Viruses are submicroscopic pathogens that infect cells, changing some cell functions. Abutilon, camellia, Nandina (heavenly bamboo), rose, wisteria and many other woody landscape plants may show viral symptoms on occasion.
Viral pathogens are named after the main or first-recognized host plant and the primary type of damage they cause. For example, Apple mosaic virus and Elm mosaic virus cause an irregular pattern of discoloration in leaves on apple and elm, respectively. Hibiscus chlorotic ringspot and Prunus necrotic ringspot cause small yellow or brownish spots or blotches on the leaves of hibiscus or plants in the rose family, respectively.
Damage is usually noticeable only in flowers or foliage. Infected blossoms or leaves may become discolored, distorted, spotted, streaked, or stunted. For example, the flowers of infected plants sometimes develop green, leaflike structures, as with rose phyllody.
Viruses can be transmitted by insects feeding on plant sap or mechanically in sap that is spread by hand or grafting tools. Viruses also spread in pollen, seed, or vegetative parts of plants, such as through budding and grafting during propagation. Once a plant becomes infected with virus, it usually remains infected throughout its life.
Some viruses have a relatively narrow host range and apparently infect only one genus of plants. Other viruses have a broad host range, such as Impatiens necrotic spot virus and Tomato spotted wilt virus, incompletely understood tospoviruses that infect several hundred genera of mostly herbaceous plants, including many flowering ornamentals.
Viruses can slow plant growth, but most do not seriously harm woody landscape plants. Herbaceous ornamentals and certain vegetables are more susceptible to serious injury or death from viruses. The variegation or other appearance changes that viruses cause are sometimes considered to be attractive, such as Abutilon mosaic virus.
There is no cure or treatment for virus-infected plants in landscapes, and generally none is needed for woody ornamentals. Provide proper cultural care to improve plant vigor or replace infected plants if their growth is unsatisfactory.
Purchase and plant only high-quality, certified virus-free or virus-resistant nursery stock or seeds. Do not graft virus-infected plant parts onto virus-free plants unless you want to introduce the virus.

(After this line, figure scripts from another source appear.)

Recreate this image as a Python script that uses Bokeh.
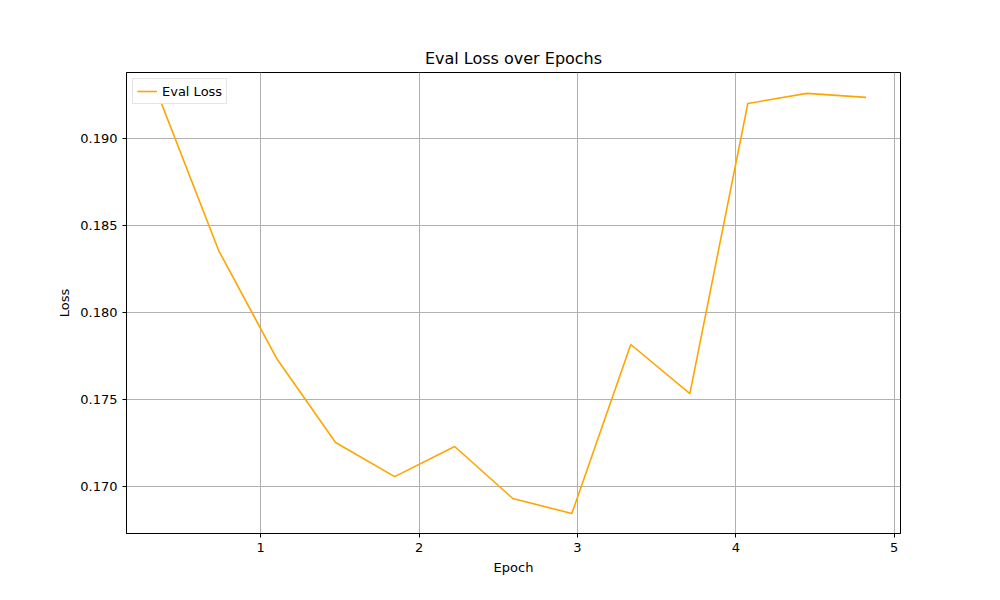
from bokeh.plotting import figure
from bokeh.models import Range1d, FixedTicker, NumeralTickFormatter
from bokeh.embed import file_html
from bokeh.resources import INLINE

epochs = [0.349, 0.735, 1.101, 1.473, 1.846, 2.225, 2.592, 2.965, 3.337, 3.710, 4.076, 4.449, 4.822]
eval_loss = [0.19259, 0.18356, 0.17736, 0.17253, 0.17057, 0.17230, 0.16931, 0.16845,
             0.17816, 0.17534, 0.19201, 0.19259, 0.19236]
x_ticks = [1, 2, 3, 4, 5]
y_ticks = [0.170, 0.175, 0.180, 0.185, 0.190]

p = figure(width=984, height=584, output_backend="svg", toolbar_location=None,
           title="Eval Loss over Epochs",
           x_range=Range1d(0.153, 5.04), y_range=Range1d(0.1673, 0.19379),
           min_border_left=126, min_border_right=84, min_border_top=72, min_border_bottom=51)

p.line(epochs, eval_loss, color="orange", line_width=1.6, legend_label="Eval Loss")

p.title.align = "center"
p.title.text_font = "DejaVu Sans"
p.title.text_font_size = "16px"
p.title.text_font_style = "normal"
p.title.text_color = "black"

p.xaxis.axis_label = "Epoch"
p.yaxis.axis_label = "Loss"
p.xaxis.ticker = FixedTicker(ticks=x_ticks)
p.yaxis.ticker = FixedTicker(ticks=y_ticks)
p.yaxis.formatter = NumeralTickFormatter(format="0.000")
for ax in (p.xaxis, p.yaxis):
    ax.axis_label_text_font = "DejaVu Sans"
    ax.axis_label_text_font_style = "normal"
    ax.axis_label_text_font_size = "13px"
    ax.axis_label_text_color = "black"
    ax.major_label_text_font = "DejaVu Sans"
    ax.major_label_text_font_size = "13px"
    ax.major_label_text_color = "black"
    ax.minor_tick_line_color = None
    ax.major_tick_in = 0
    ax.major_tick_out = 4
    ax.axis_line_color = "black"
p.xgrid.ticker = FixedTicker(ticks=x_ticks)
p.ygrid.ticker = FixedTicker(ticks=y_ticks)
p.grid.grid_line_color = "#b0b0b0"
p.grid.grid_line_width = 1
p.outline_line_color = "black"
p.outline_line_alpha = 1

p.legend.location = "top_left"
p.legend.label_text_font = "DejaVu Sans"
p.legend.label_text_font_size = "13px"
p.legend.label_text_color = "black"
p.legend.border_line_color = "#cccccc"
p.legend.margin = 6
p.legend.padding = 4
p.legend.spacing = 0
p.legend.glyph_height = 16
p.legend.label_height = 16

open("out.html", "w").write(file_html(p, INLINE))
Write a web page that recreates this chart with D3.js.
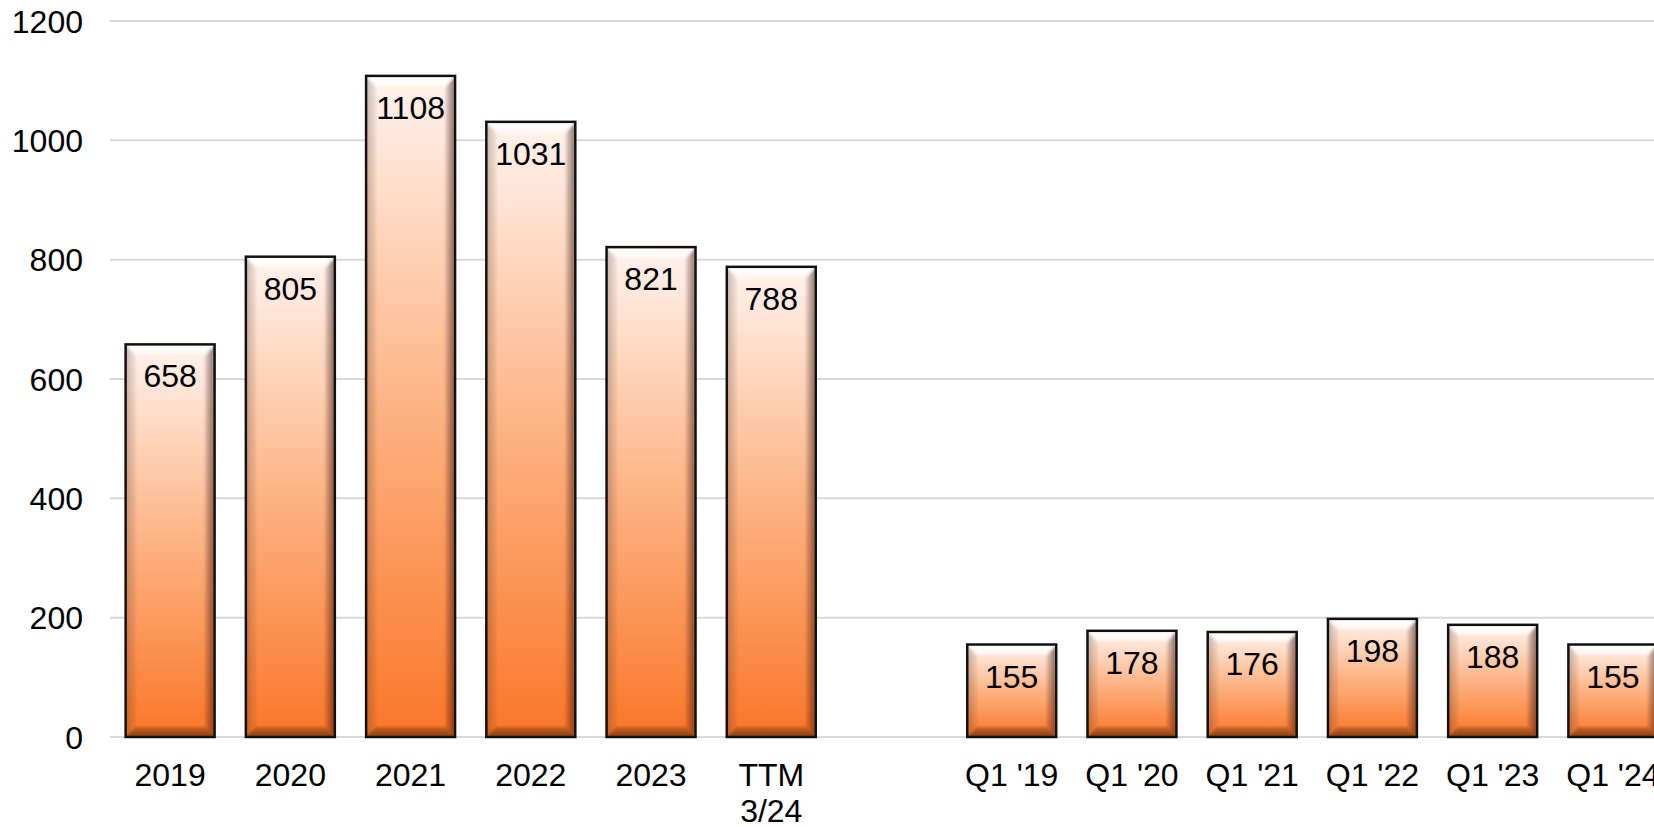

Although certain viruses are spread by aphids and other insects that suck plant juices, controlling insects is generally not a recommended or effective method of preventing virus infection in woody landscapes. It is very difficult to detect or control insects effectively at the low densities that can spread a virus, and to continually provide control throughout the life of perennial plants, especially of insects like the melon and green peach aphids that spread Cucumber mosaic virus in Nandina and feed on many different plant species.